» WHAT THIS TASK INVOLVES
Reproduce exactly, and nothing else, the lines from the one that contains "What matplotlib code" through the one that contains "s.set_linewidth(1.5)". Leave the pictures out.

» DATA TO PROCESS
####################

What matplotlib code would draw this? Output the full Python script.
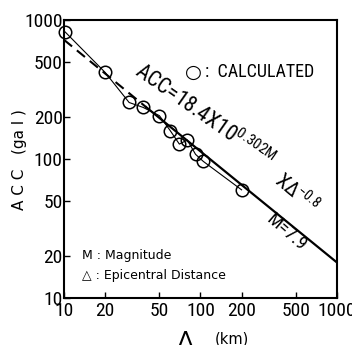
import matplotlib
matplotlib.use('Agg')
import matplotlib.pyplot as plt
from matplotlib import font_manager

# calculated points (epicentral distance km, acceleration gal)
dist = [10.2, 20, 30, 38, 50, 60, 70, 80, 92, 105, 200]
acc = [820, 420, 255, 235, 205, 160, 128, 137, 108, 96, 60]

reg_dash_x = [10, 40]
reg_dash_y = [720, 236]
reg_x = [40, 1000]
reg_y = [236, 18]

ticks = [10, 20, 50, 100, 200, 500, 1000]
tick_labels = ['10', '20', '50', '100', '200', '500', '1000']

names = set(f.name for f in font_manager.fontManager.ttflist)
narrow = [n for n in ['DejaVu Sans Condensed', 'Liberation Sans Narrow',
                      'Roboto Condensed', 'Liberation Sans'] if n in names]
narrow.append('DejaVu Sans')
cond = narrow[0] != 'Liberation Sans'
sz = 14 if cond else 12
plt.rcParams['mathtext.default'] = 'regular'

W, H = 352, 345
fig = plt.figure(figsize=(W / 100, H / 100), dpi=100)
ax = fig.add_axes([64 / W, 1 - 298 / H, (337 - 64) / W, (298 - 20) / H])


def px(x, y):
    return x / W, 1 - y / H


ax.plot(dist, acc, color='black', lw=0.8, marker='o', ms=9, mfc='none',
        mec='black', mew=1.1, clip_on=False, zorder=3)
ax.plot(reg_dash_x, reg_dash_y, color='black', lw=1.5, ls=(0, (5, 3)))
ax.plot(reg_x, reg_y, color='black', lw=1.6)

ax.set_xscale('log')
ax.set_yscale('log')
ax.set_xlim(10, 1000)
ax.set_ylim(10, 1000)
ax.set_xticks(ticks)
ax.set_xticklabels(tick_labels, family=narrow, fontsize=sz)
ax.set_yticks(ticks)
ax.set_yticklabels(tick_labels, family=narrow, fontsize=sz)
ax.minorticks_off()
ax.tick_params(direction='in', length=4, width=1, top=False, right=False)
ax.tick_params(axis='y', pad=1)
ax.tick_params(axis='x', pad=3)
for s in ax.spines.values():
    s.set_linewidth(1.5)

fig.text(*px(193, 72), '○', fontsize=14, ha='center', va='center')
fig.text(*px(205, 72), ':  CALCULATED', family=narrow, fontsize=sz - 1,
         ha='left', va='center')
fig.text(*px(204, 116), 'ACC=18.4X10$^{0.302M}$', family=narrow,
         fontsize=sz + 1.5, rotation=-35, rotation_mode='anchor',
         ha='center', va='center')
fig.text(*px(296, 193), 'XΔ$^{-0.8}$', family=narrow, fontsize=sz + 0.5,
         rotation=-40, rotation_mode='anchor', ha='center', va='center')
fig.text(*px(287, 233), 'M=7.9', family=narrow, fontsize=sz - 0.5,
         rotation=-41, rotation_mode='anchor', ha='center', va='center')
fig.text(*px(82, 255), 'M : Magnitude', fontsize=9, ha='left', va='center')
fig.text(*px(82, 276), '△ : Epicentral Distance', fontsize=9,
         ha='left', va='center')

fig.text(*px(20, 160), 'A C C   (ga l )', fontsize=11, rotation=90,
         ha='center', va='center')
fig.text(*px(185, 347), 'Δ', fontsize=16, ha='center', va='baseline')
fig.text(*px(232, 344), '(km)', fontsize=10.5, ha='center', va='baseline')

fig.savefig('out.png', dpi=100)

####################

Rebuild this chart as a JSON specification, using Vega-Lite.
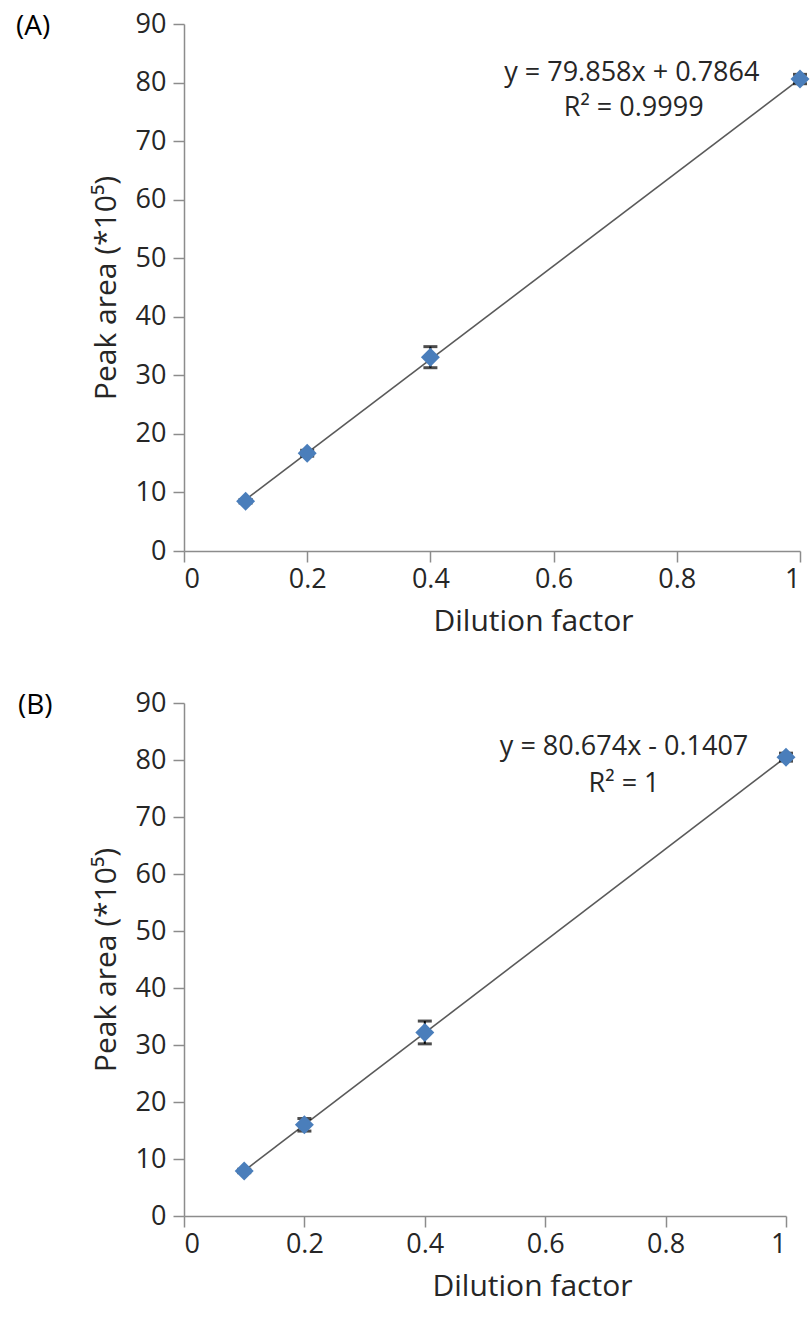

####################

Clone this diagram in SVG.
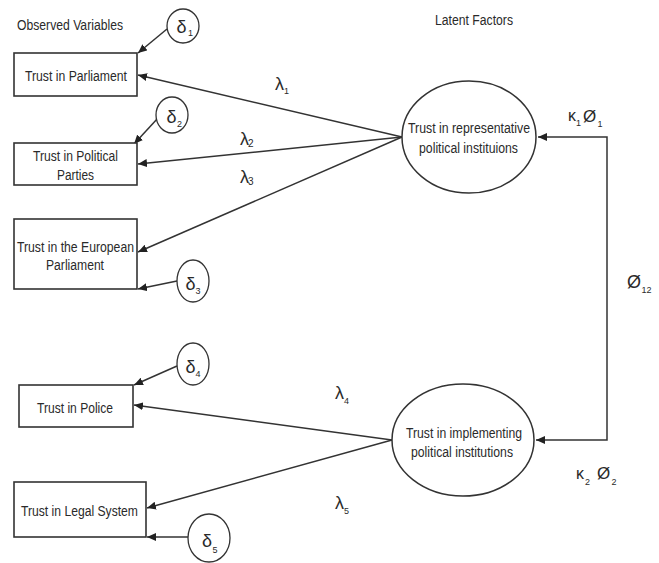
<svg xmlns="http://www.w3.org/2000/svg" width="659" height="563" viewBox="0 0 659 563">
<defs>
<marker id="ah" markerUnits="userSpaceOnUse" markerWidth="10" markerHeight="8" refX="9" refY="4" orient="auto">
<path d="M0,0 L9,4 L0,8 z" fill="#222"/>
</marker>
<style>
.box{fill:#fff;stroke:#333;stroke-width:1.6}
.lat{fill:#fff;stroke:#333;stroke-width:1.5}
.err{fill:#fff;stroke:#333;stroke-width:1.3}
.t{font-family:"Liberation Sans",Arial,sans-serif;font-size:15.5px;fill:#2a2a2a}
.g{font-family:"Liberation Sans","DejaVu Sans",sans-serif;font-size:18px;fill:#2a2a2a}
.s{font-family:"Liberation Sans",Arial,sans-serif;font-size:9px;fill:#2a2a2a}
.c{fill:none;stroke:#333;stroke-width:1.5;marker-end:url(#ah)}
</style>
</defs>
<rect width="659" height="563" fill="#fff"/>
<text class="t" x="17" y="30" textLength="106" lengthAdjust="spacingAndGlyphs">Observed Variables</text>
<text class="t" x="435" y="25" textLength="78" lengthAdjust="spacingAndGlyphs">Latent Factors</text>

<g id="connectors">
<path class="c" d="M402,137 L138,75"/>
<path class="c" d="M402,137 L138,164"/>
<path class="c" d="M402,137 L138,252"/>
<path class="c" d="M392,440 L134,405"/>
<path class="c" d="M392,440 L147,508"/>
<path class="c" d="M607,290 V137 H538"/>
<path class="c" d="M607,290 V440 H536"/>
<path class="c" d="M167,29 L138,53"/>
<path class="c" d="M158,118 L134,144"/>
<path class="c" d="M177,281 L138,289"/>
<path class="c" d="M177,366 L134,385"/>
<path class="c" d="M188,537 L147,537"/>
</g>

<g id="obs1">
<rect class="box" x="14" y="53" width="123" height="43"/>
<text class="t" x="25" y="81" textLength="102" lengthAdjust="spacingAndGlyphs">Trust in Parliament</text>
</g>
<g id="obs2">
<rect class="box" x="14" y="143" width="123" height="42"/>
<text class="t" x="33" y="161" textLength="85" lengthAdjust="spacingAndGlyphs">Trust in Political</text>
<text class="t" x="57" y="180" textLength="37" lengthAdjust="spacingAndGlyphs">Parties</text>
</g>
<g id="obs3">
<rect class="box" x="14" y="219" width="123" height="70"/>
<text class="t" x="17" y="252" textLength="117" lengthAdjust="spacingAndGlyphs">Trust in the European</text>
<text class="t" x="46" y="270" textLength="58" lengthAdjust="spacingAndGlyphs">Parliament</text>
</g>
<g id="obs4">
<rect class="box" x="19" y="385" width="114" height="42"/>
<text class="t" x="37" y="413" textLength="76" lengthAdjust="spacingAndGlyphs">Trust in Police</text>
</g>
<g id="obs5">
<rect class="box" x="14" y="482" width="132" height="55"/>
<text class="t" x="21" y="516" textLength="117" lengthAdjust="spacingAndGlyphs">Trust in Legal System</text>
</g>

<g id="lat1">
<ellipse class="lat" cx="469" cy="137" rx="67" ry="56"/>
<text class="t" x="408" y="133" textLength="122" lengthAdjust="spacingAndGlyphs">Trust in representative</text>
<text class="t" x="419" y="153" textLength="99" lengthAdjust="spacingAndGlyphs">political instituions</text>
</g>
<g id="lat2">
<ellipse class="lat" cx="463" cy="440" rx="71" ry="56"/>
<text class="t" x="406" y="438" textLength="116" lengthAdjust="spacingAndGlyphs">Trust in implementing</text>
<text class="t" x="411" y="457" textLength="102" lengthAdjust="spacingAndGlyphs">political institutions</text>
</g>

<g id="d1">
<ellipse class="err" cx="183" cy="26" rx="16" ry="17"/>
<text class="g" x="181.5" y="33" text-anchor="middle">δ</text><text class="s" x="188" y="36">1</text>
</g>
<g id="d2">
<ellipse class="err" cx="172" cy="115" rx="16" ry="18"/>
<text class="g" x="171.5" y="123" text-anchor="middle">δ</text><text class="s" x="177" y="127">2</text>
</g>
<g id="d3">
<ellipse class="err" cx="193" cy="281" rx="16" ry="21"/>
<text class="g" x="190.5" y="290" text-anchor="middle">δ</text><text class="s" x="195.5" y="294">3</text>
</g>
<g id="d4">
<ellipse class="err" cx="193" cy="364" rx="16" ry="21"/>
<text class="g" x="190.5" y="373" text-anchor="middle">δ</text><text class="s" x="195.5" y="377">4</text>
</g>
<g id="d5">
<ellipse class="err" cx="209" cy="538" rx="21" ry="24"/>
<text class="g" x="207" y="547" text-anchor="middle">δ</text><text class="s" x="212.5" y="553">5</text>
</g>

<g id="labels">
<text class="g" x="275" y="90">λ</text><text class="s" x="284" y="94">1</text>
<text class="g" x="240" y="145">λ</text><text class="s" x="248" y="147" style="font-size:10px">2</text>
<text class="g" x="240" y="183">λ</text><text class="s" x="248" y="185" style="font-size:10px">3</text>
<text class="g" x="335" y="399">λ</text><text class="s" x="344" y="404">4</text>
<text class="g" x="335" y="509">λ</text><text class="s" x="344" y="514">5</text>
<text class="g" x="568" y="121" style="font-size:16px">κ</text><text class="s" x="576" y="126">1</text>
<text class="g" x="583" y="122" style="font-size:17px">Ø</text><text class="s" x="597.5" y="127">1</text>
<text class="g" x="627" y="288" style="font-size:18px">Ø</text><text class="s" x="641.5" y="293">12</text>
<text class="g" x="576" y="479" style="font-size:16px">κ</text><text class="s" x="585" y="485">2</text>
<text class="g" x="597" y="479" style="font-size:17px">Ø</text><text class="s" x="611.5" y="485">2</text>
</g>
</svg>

####################

» COMPLETE RESPONSE
What matplotlib code would draw this? Output the full Python script.
import matplotlib
matplotlib.use('Agg')
import matplotlib.pyplot as plt
from matplotlib import font_manager

# calculated points (epicentral distance km, acceleration gal)
dist = [10.2, 20, 30, 38, 50, 60, 70, 80, 92, 105, 200]
acc = [820, 420, 255, 235, 205, 160, 128, 137, 108, 96, 60]

reg_dash_x = [10, 40]
reg_dash_y = [720, 236]
reg_x = [40, 1000]
reg_y = [236, 18]

ticks = [10, 20, 50, 100, 200, 500, 1000]
tick_labels = ['10', '20', '50', '100', '200', '500', '1000']

names = set(f.name for f in font_manager.fontManager.ttflist)
narrow = [n for n in ['DejaVu Sans Condensed', 'Liberation Sans Narrow',
                      'Roboto Condensed', 'Liberation Sans'] if n in names]
narrow.append('DejaVu Sans')
cond = narrow[0] != 'Liberation Sans'
sz = 14 if cond else 12
plt.rcParams['mathtext.default'] = 'regular'

W, H = 352, 345
fig = plt.figure(figsize=(W / 100, H / 100), dpi=100)
ax = fig.add_axes([64 / W, 1 - 298 / H, (337 - 64) / W, (298 - 20) / H])


def px(x, y):
    return x / W, 1 - y / H


ax.plot(dist, acc, color='black', lw=0.8, marker='o', ms=9, mfc='none',
        mec='black', mew=1.1, clip_on=False, zorder=3)
ax.plot(reg_dash_x, reg_dash_y, color='black', lw=1.5, ls=(0, (5, 3)))
ax.plot(reg_x, reg_y, color='black', lw=1.6)

ax.set_xscale('log')
ax.set_yscale('log')
ax.set_xlim(10, 1000)
ax.set_ylim(10, 1000)
ax.set_xticks(ticks)
ax.set_xticklabels(tick_labels, family=narrow, fontsize=sz)
ax.set_yticks(ticks)
ax.set_yticklabels(tick_labels, family=narrow, fontsize=sz)
ax.minorticks_off()
ax.tick_params(direction='in', length=4, width=1, top=False, right=False)
ax.tick_params(axis='y', pad=1)
ax.tick_params(axis='x', pad=3)
for s in ax.spines.values():
    s.set_linewidth(1.5)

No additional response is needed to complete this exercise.